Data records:
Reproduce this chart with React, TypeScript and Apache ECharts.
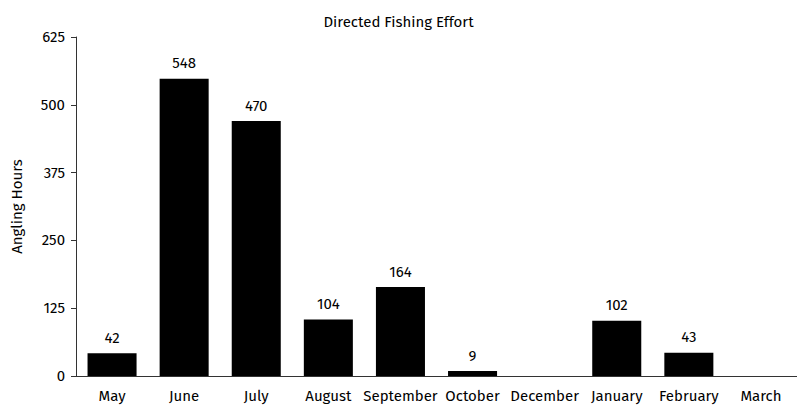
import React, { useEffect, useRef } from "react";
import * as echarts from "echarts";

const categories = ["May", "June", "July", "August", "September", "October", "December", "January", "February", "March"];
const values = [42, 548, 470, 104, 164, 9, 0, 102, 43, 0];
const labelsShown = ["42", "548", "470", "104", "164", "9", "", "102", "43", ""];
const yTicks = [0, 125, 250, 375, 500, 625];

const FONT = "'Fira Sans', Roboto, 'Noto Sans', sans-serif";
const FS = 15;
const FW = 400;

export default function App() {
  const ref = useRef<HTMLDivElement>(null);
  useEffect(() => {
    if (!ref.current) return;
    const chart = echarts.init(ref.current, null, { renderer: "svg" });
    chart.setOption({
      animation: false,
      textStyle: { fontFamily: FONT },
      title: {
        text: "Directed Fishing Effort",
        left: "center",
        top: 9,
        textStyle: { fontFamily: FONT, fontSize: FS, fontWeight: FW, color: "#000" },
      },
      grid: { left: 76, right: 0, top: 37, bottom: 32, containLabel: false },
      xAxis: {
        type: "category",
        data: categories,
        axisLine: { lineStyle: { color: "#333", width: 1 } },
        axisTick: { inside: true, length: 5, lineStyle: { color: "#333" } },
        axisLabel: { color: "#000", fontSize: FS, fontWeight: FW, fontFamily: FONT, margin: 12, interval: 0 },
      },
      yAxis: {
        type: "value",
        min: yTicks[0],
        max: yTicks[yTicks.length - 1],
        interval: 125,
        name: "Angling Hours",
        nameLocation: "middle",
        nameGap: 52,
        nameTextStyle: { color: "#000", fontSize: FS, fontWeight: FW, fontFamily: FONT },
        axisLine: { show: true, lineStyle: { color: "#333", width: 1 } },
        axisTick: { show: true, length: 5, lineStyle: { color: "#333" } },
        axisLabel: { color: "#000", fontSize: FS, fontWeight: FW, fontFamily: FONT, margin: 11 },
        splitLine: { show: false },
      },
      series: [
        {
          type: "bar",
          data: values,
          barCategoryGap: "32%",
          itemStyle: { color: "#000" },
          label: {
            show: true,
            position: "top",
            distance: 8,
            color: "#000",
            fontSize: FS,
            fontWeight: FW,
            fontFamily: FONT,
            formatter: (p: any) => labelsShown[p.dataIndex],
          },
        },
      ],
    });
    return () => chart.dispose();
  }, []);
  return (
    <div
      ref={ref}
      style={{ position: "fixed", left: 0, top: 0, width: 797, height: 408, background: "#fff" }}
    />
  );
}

==

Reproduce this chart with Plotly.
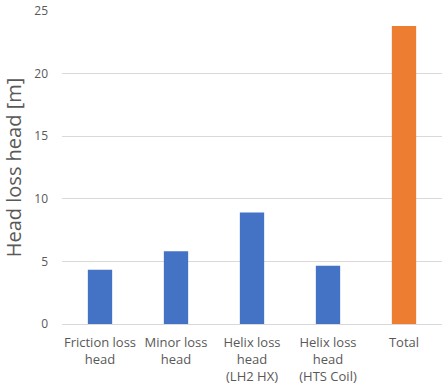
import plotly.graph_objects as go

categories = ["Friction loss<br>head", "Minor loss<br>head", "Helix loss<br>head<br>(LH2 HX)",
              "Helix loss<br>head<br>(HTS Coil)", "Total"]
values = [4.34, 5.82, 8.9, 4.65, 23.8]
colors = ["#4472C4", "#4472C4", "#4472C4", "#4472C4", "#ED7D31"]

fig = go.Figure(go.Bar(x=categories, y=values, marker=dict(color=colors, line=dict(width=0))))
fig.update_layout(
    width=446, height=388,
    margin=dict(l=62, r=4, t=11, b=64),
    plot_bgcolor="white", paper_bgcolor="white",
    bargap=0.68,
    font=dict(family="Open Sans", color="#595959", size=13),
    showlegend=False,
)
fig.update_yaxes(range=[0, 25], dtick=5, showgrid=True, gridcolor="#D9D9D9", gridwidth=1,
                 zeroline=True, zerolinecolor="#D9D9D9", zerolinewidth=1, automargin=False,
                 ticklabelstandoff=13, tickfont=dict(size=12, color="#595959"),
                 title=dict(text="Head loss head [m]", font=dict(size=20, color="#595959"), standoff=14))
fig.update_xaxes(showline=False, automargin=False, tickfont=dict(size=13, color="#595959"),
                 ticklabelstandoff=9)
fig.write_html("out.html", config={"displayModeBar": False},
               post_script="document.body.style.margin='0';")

Given problem:
Take the material above and output only the lines from the one that contains "Reproduce this chart with React, TypeScript" through the one that contains "const FW = 400;", ends included and images left out.

Solution:
Reproduce this chart with React, TypeScript and Apache ECharts.
import React, { useEffect, useRef } from "react";
import * as echarts from "echarts";

const categories = ["May", "June", "July", "August", "September", "October", "December", "January", "February", "March"];
const values = [42, 548, 470, 104, 164, 9, 0, 102, 43, 0];
const labelsShown = ["42", "548", "470", "104", "164", "9", "", "102", "43", ""];
const yTicks = [0, 125, 250, 375, 500, 625];

const FONT = "'Fira Sans', Roboto, 'Noto Sans', sans-serif";
const FS = 15;
const FW = 400;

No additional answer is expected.